= Telematics Freedom Foundation =

Telematics Freedom Foundation is a non-profit organization which aims to bring citizens, in the age of telematics, Internet, mobile phones and the web, all those freedoms and rights that the Free Software Movement has already brought to PC users worldwide.

==Projects==
TFF is working on a definition of "free telematics" as the freedom to run a web service, for any purpose, study its inner workings and adapt it, accessing the source code, redistribute copies of it, and above all verifying it is actually performing as expected, which are all essential prerequisites for any reliable and transparent e-democracy systems based on the web. A formal draft proposal, based on Free Software, is currently under development.

Telematics Freedom Foundation is an advocate of the concept of Continuous Democracy, which stands for the power of citizens to practice democracy not only at the time of elections, but on every single instance they might find it is needed, through constant discussion and confrontation between involved peers. From this viewpoint, it is also developing software for remote democratic organization, which will constitute a touchstone for the model of production, sharing and full control outlined by the idea of Telematics Freedom it is promoting.

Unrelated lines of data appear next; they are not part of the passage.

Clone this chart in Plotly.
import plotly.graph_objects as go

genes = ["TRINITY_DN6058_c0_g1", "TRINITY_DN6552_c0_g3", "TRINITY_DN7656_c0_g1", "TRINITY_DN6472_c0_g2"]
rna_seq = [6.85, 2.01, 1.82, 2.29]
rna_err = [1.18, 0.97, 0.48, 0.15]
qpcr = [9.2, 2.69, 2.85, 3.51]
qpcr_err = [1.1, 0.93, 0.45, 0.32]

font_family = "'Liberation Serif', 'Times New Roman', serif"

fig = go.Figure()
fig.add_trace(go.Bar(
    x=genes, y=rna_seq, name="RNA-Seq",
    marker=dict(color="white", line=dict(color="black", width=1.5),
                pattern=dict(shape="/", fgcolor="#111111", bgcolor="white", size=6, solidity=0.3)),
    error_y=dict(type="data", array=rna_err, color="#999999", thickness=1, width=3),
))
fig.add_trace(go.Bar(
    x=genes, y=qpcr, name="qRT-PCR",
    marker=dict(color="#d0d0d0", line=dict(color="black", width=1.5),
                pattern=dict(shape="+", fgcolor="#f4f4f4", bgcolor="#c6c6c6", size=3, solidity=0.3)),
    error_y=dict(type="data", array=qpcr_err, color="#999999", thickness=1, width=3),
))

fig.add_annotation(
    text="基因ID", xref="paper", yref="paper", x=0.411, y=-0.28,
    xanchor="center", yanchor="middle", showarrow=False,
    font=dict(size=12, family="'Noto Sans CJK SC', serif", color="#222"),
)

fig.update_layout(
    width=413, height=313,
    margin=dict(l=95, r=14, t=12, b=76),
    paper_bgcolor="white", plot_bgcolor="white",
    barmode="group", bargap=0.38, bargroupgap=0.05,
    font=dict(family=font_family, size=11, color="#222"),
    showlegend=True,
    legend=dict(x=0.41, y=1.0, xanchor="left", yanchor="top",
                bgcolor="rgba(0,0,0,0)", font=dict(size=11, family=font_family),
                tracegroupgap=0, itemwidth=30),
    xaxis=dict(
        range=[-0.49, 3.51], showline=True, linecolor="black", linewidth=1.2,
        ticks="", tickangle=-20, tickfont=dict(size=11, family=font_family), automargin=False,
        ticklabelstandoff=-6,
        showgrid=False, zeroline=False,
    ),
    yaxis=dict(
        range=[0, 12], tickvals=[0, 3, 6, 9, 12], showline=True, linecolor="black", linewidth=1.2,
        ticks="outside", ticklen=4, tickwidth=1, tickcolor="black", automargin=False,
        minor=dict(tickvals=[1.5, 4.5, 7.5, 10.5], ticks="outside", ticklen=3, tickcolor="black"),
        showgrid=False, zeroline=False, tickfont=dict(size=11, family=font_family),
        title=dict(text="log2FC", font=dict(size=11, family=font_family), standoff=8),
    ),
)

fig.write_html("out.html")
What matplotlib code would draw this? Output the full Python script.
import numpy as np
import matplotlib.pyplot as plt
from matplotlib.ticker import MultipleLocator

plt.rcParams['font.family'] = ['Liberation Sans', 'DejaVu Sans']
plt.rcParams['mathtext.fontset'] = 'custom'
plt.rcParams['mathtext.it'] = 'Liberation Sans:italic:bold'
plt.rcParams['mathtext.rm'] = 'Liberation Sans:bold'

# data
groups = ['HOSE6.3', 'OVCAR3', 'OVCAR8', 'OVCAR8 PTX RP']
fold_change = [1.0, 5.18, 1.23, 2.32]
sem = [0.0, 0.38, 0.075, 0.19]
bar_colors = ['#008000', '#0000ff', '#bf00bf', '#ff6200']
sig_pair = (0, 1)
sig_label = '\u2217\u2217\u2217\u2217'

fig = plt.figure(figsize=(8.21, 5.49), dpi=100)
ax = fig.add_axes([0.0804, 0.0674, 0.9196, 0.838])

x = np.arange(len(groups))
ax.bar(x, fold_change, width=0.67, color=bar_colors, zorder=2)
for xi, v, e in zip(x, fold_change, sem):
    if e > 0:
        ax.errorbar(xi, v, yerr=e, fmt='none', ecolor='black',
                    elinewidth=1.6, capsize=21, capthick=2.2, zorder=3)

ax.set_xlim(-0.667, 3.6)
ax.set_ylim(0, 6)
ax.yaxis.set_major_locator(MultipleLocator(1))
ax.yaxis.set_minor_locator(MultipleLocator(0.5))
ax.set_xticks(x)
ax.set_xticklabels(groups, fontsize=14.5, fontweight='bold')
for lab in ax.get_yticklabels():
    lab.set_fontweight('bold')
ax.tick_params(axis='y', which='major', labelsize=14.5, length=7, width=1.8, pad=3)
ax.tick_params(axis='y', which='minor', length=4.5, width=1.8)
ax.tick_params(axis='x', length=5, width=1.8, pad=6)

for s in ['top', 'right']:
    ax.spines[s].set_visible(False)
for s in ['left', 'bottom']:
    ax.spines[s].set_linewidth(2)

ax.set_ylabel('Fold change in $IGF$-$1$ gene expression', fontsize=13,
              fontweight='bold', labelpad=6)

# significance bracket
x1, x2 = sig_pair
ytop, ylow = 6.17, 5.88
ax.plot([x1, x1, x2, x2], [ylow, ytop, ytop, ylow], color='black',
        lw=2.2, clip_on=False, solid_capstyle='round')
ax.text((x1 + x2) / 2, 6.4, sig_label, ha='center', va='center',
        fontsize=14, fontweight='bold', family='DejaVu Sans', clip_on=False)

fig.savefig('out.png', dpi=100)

The Foundation is also working on the consolidation of a huge multimedia collection, the Universal Audiovisual Library. This will host hundreds of thousands of Gigabytes of audio and video contents in their original language, released under open and public licenses. It will serve as an exhaustive source of material to be freely remixed and published by content editors and providers, with the intent of spreading knowledge. One example of this will be the Lazio DNA project (where DNA stands for Digital Nature Archive), a large set of raw full HD footage of Lazio region's natural landscape and cultural heritage, available under a Creative Commons Attribution-Share Alike license.
Moreover, to enrich the library and provide citizens with even more content to freely browse and view, the foundation is also promoting participatory journalism, through the "social video packs" project. Inspired by two successful experiments already implemented in Brazil, the "Pontos de Cultura" and "Estúdio Livre", it will establish a series of multimedia centers based on Linux, equipped for creation, editing and post-production of videos created by citizens, which will be equipped with a backpack containing a camcorder and everything they need to perform video footage on the road.

Telematics Freedom Foundation endorses the adoption of the GNU Affero General Public License to guarantee transparency and accountability for open-source e-voting and e-democracy software. In fact, under this license all running source code of a web application should be made freely downloadable from final users at all time, and this should actually give them reasonable practical means to verify the software they are accessing.
In order to provide further concrete control, the Foundation also proposed that server rooms (or "cages") hosting free telematic services would be physically managed applying those same (or enhanced) physical security provisions that are currently applied to ballot boxes during an election. In practice, physical access to such servers would be enabled only while a few randomly selected or elected users (or citizens) are physically present.

The foundation also launched a video website featuring socio-political and satirical content, www.popolobue.tv, which should serve as a model of a television democratically controlled by its viewers.